The effect of peritoneal dialysis fluid on the release of IL-1β and TNFα by macrophages/monocytes Academic Article uri icon


  • To study the effect of dialysis fluid on the release of interleukin-1 beta (IL-1 beta) and tumor necrosis factor (TNF alpha) by peritoneal macrophages (PM) and peripheral blood mononuclear cells (MNC), and the time course and factors involved in this effect. PM and MNC were incubated for various periods with Dianeal itself, or Dianeal of varying pH and composition. IL-1 beta was measured by radioimmunoassay and TNF alpha by cytotoxicity assay. PM were obtained by centrifugation of dialysis effluent from 3 continuous ambulatory peritoneal dialysis (CAPD) patients. MNC were obtained from healthy volunteers. Dialysis fluid inhibited the release of both cytokines. Indomethacin had no effect on the inhibition of TNF alpha release caused by dialysis fluid. Thus prostaglandins are not involved in this inhibition. Solutions of pH 5.2 and high lactate concentration caused an identical inhibition to that caused by dialysate, whereas the presence or absence of glucose had no effect. Thus it seems that pH and lactate are the important inhibitory factors. Time course studies showed that the inhibition of TNF alpha release was substantial after only 15 minutes of incubation with dialysate, whereas the inhibition of IL-1 beta became significant only after 60 minutes of incubation.
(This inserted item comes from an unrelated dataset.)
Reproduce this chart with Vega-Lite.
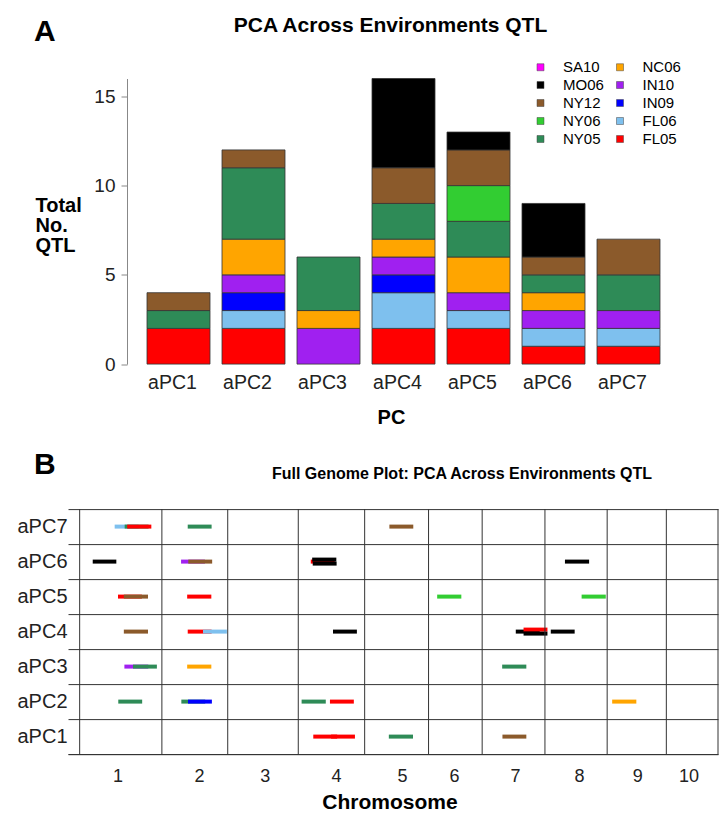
{
  "$schema": "https://vega.github.io/schema/vega-lite/v6.json",
  "background": "white",
  "padding": {"left": 16, "top": 14.5, "right": 0, "bottom": 0},
  "bounds": "flush",
  "spacing": 144.6,
  "title": {
    "text": "A",
    "anchor": "start",
    "baseline": "alphabetic",
    "fontSize": 30,
    "fontWeight": "bold",
    "color": "black",
    "offset": -56,
    "dx": 17
  },
  "config": {
    "font": "Liberation Sans",
    "view": {"stroke": null},
    "axis": {"labelFont": "Liberation Sans", "titleFont": "Liberation Sans"},
    "legend": {"labelFont": "Liberation Sans"},
    "title": {"font": "Liberation Sans"}
  },
  "resolve": {"scale": {"color": "independent"}, "legend": {"color": "independent"}},
  "datasets": {
    "qtl_counts": [
      {"pc": "aPC1", "env": "FL05", "n": 2},
      {"pc": "aPC1", "env": "NY05", "n": 1},
      {"pc": "aPC1", "env": "NY12", "n": 1},
      {"pc": "aPC2", "env": "FL05", "n": 2},
      {"pc": "aPC2", "env": "FL06", "n": 1},
      {"pc": "aPC2", "env": "IN09", "n": 1},
      {"pc": "aPC2", "env": "IN10", "n": 1},
      {"pc": "aPC2", "env": "NC06", "n": 2},
      {"pc": "aPC2", "env": "NY05", "n": 4},
      {"pc": "aPC2", "env": "NY12", "n": 1},
      {"pc": "aPC3", "env": "IN10", "n": 2},
      {"pc": "aPC3", "env": "NC06", "n": 1},
      {"pc": "aPC3", "env": "NY05", "n": 3},
      {"pc": "aPC4", "env": "FL05", "n": 2},
      {"pc": "aPC4", "env": "FL06", "n": 2},
      {"pc": "aPC4", "env": "IN09", "n": 1},
      {"pc": "aPC4", "env": "IN10", "n": 1},
      {"pc": "aPC4", "env": "NC06", "n": 1},
      {"pc": "aPC4", "env": "NY05", "n": 2},
      {"pc": "aPC4", "env": "NY12", "n": 2},
      {"pc": "aPC4", "env": "MO06", "n": 5},
      {"pc": "aPC5", "env": "FL05", "n": 2},
      {"pc": "aPC5", "env": "FL06", "n": 1},
      {"pc": "aPC5", "env": "IN10", "n": 1},
      {"pc": "aPC5", "env": "NC06", "n": 2},
      {"pc": "aPC5", "env": "NY05", "n": 2},
      {"pc": "aPC5", "env": "NY06", "n": 2},
      {"pc": "aPC5", "env": "NY12", "n": 2},
      {"pc": "aPC5", "env": "MO06", "n": 1},
      {"pc": "aPC6", "env": "FL05", "n": 1},
      {"pc": "aPC6", "env": "FL06", "n": 1},
      {"pc": "aPC6", "env": "IN10", "n": 1},
      {"pc": "aPC6", "env": "NC06", "n": 1},
      {"pc": "aPC6", "env": "NY05", "n": 1},
      {"pc": "aPC6", "env": "NY12", "n": 1},
      {"pc": "aPC6", "env": "MO06", "n": 3},
      {"pc": "aPC7", "env": "FL05", "n": 1},
      {"pc": "aPC7", "env": "FL06", "n": 1},
      {"pc": "aPC7", "env": "IN10", "n": 1},
      {"pc": "aPC7", "env": "NY05", "n": 2},
      {"pc": "aPC7", "env": "NY12", "n": 2}
    ],
    "qtl_intervals": [
      {"pc": "aPC7", "env": "FL06", "start": 126, "end": 212, "lane": 0},
      {"pc": "aPC7", "env": "NY05", "start": 162, "end": 248, "lane": 0},
      {"pc": "aPC7", "env": "FL05", "start": 171, "end": 258, "lane": 0},
      {"pc": "aPC7", "env": "NY05", "start": 389, "end": 475, "lane": 0},
      {"pc": "aPC7", "env": "NY12", "start": 1115, "end": 1201, "lane": 0},
      {"pc": "aPC6", "env": "MO06", "start": 47, "end": 132, "lane": 0},
      {"pc": "aPC6", "env": "IN10", "start": 365, "end": 451, "lane": 0},
      {"pc": "aPC6", "env": "NY12", "start": 391, "end": 477, "lane": 0},
      {"pc": "aPC6", "env": "FL05", "start": 832, "end": 918, "lane": 0},
      {"pc": "aPC6", "env": "MO06", "start": 837, "end": 924, "lane": -1},
      {"pc": "aPC6", "env": "MO06", "start": 839, "end": 925, "lane": 1},
      {"pc": "aPC6", "env": "MO06", "start": 1747, "end": 1834, "lane": 0},
      {"pc": "aPC5", "env": "FL05", "start": 138, "end": 224, "lane": 0},
      {"pc": "aPC5", "env": "NY12", "start": 159, "end": 246, "lane": 0},
      {"pc": "aPC5", "env": "FL05", "start": 387, "end": 474, "lane": 0},
      {"pc": "aPC5", "env": "NY06", "start": 1287, "end": 1374, "lane": 0},
      {"pc": "aPC5", "env": "NY06", "start": 1807, "end": 1894, "lane": 0},
      {"pc": "aPC4", "env": "NY12", "start": 159, "end": 246, "lane": 0},
      {"pc": "aPC4", "env": "FL05", "start": 389, "end": 475, "lane": 0},
      {"pc": "aPC4", "env": "FL06", "start": 444, "end": 530, "lane": 0},
      {"pc": "aPC4", "env": "MO06", "start": 912, "end": 998, "lane": 0},
      {"pc": "aPC4", "env": "MO06", "start": 1570, "end": 1656, "lane": 0},
      {"pc": "aPC4", "env": "FL05", "start": 1598, "end": 1684, "lane": -1},
      {"pc": "aPC4", "env": "MO06", "start": 1598, "end": 1684, "lane": 1},
      {"pc": "aPC4", "env": "MO06", "start": 1696, "end": 1782, "lane": 0},
      {"pc": "aPC3", "env": "IN10", "start": 161, "end": 247, "lane": 0},
      {"pc": "aPC3", "env": "NY05", "start": 192, "end": 278, "lane": 0},
      {"pc": "aPC3", "env": "NC06", "start": 387, "end": 474, "lane": 0},
      {"pc": "aPC3", "env": "NY05", "start": 1521, "end": 1608, "lane": 0},
      {"pc": "aPC2", "env": "NY05", "start": 139, "end": 225, "lane": 0},
      {"pc": "aPC2", "env": "NY05", "start": 366, "end": 452, "lane": 0},
      {"pc": "aPC2", "env": "IN09", "start": 390, "end": 476, "lane": 0},
      {"pc": "aPC2", "env": "NY05", "start": 799, "end": 886, "lane": 0},
      {"pc": "aPC2", "env": "FL05", "start": 901, "end": 987, "lane": 0},
      {"pc": "aPC2", "env": "NC06", "start": 1917, "end": 2004, "lane": 0},
      {"pc": "aPC1", "env": "FL05", "start": 841, "end": 927, "lane": 0},
      {"pc": "aPC1", "env": "FL05", "start": 905, "end": 991, "lane": 0},
      {"pc": "aPC1", "env": "NY05", "start": 1113, "end": 1200, "lane": 0},
      {"pc": "aPC1", "env": "NY12", "start": 1522, "end": 1608, "lane": 0}
    ],
    "chromosomes": [
      {"chr": 1, "start": 0, "end": 296},
      {"chr": 2, "start": 296, "end": 533},
      {"chr": 3, "start": 533, "end": 787},
      {"chr": 4, "start": 787, "end": 1026},
      {"chr": 5, "start": 1026, "end": 1256},
      {"chr": 6, "start": 1256, "end": 1449},
      {"chr": 7, "start": 1449, "end": 1675},
      {"chr": 8, "start": 1675, "end": 1899},
      {"chr": 9, "start": 1899, "end": 2112},
      {"chr": 10, "start": 2112, "end": 2298}
    ]
  },
  "vconcat": [
    {
      "width": 650,
      "height": 285.6,
      "data": {"name": "qtl_counts"},
      "title": {
        "text": "PCA Across Environments QTL",
        "frame": "group",
        "anchor": "middle",
        "baseline": "alphabetic",
        "dx": -2.5,
        "offset": 6.5,
        "fontSize": 21,
        "fontWeight": "bold",
        "color": "black"
      },
      "transform": [
        {"calculate": "indexof(['FL05','FL06','IN09','IN10','NC06','NY05','NY06','NY12','MO06','SA10'], datum.env)", "as": "stack_rank"}
      ],
      "mark": {"type": "bar", "stroke": "#333333", "strokeWidth": 0.8},
      "encoding": {
        "x": {
          "field": "pc",
          "type": "nominal",
          "sort": ["aPC1", "aPC2", "aPC3", "aPC4", "aPC5", "aPC6", "aPC7"],
          "scale": {"range": [79, 592], "paddingInner": 0.16, "paddingOuter": 0},
          "axis": {
            "domain": false,
            "ticks": false,
            "tickSize": 0,
            "labelAngle": 0,
            "labelPadding": 9.5,
            "labelOffset": -6,
            "labelFontSize": 19.5,
            "labelColor": "#222222",
            "title": "PC",
            "titleX": 323,
            "titlePadding": 15,
            "titleFontSize": 20,
            "titleFontWeight": "bold",
            "titleColor": "black"
          }
        },
        "y": {
          "field": "n",
          "type": "quantitative",
          "stack": "zero",
          "scale": {"domain": [0, 16], "nice": false},
          "axis": {
            "values": [0, 5, 10, 15],
            "offset": -59,
            "grid": false,
            "domainColor": "#888888",
            "tickColor": "#888888",
            "tickSize": 6,
            "labelPadding": 6,
            "labelFontSize": 19,
            "labelColor": "#222222",
            "title": ["Total", "No.", "QTL"],
            "titleAngle": 0,
            "titleAlign": "left",
            "titleBaseline": "top",
            "titleX": -92,
            "titleY": 116.5,
            "titleLineHeight": 20,
            "titleFontSize": 20,
            "titleFontWeight": "bold",
            "titleColor": "black"
          }
        },
        "color": {
          "field": "env",
          "type": "nominal",
          "scale": {
            "domain": ["SA10", "MO06", "NY12", "NY06", "NY05", "NC06", "IN10", "IN09", "FL06", "FL05"],
            "range": ["#FF00FF", "#000000", "#8B5A2B", "#32CD32", "#2E8B57", "#FFA500", "#A020F0", "#0000FF", "#7EC0EE", "#FF0000"]
          },
          "legend": {
            "orient": "none",
            "legendX": 465,
            "legendY": -19,
            "columns": 2,
            "title": null,
            "padding": 0,
            "symbolType": "square",
            "symbolSize": 49,
            "symbolStrokeColor": "#444444",
            "symbolStrokeWidth": 0.5,
            "labelFontSize": 15,
            "labelColor": "black",
            "labelOffset": 15,
            "rowPadding": 2,
            "columnPadding": 8.5
          }
        },
        "order": {"field": "stack_rank", "type": "quantitative"}
      }
    },
    {
      "width": 650,
      "height": 245,
      "title": {
        "text": "Full Genome Plot: PCA Across Environments QTL",
        "frame": "group",
        "anchor": "middle",
        "baseline": "alphabetic",
        "dx": 69,
        "offset": -45,
        "fontSize": 16,
        "fontWeight": "bold",
        "color": "black"
      },
      "layer": [
        {
          "data": {"name": "qtl_intervals"},
          "mark": {"type": "rule", "strokeWidth": 4, "strokeCap": "butt", "yOffset": {"expr": "datum.lane * 2"}},
          "encoding": {
            "x": {
              "field": "start",
              "type": "quantitative",
              "scale": {"domain": [-42, 2298], "nice": false, "zero": false},
              "axis": {
                "values": [136, 430, 666, 923, 1160, 1348, 1567, 1798, 2007, 2192],
                "labelExpr": "indexof([136, 430, 666, 923, 1160, 1348, 1567, 1798, 2007, 2192], datum.value) + 1",
                "grid": false,
                "domain": true,
                "domainColor": "#333333",
                "domainWidth": 1,
                "ticks": false,
                "tickSize": 0,
                "labelPadding": 13,
                "labelFontSize": 18,
                "labelColor": "#222222",
                "labelFlush": false,
                "labelOverlap": false,
                "title": "Chromosome",
                "titleX": 321.5,
                "titlePadding": 6,
                "titleFontSize": 21,
                "titleFontWeight": "bold",
                "titleColor": "black"
              }
            },
            "x2": {"field": "end"},
            "y": {
              "field": "pc",
              "type": "nominal",
              "sort": ["aPC7", "aPC6", "aPC5", "aPC4", "aPC3", "aPC2", "aPC1"],
              "scale": {"type": "band", "paddingInner": 0, "paddingOuter": 0},
              "axis": {
                "domain": false,
                "ticks": false,
                "tickSize": 0,
                "tickBand": "extent",
                "grid": true,
                "gridColor": "#333333",
                "gridWidth": 1,
                "gridOpacity": 1,
                "labelPadding": 1,
                "labelFontSize": 20,
                "labelColor": "#222222",
                "title": "B",
                "titleAngle": 0,
                "titleAlign": "left",
                "titleBaseline": "alphabetic",
                "titleX": -34.5,
                "titleY": -35.3,
                "titleFontSize": 30,
                "titleFontWeight": "bold",
                "titleColor": "black"
              }
            },
            "color": {
              "field": "env",
              "type": "nominal",
              "scale": {
                "domain": ["SA10", "MO06", "NY12", "NY06", "NY05", "NC06", "IN10", "IN09", "FL06", "FL05"],
                "range": ["#FF00FF", "#000000", "#8B5A2B", "#32CD32", "#2E8B57", "#FFA500", "#A020F0", "#0000FF", "#7EC0EE", "#FF0000"]
              },
              "legend": null
            }
          }
        },
        {
          "data": {"name": "chromosomes"},
          "mark": {"type": "rule", "color": "#333333", "strokeWidth": 1},
          "encoding": {"x": {"field": "start", "type": "quantitative"}}
        },
        {
          "data": {"name": "chromosomes"},
          "transform": [{"filter": "datum.chr == 10"}],
          "mark": {"type": "rule", "color": "#333333", "strokeWidth": 1},
          "encoding": {"x": {"field": "end", "type": "quantitative"}}
        }
      ]
    }
  ]
}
Even though dialysate pH rises within 15-30 minutes after instillation into the abdomen, the initial low pH present for only a short time could have a significant effect on TNF alpha release by peritoneal macrophages, and thus on their ability to mount a normal inflammatory response. Lactate also has a significant inhibitory role. It is suggested that commercial dialysis solutions should have a pH of 7.0 and that a physiological buffer other than lactate be used.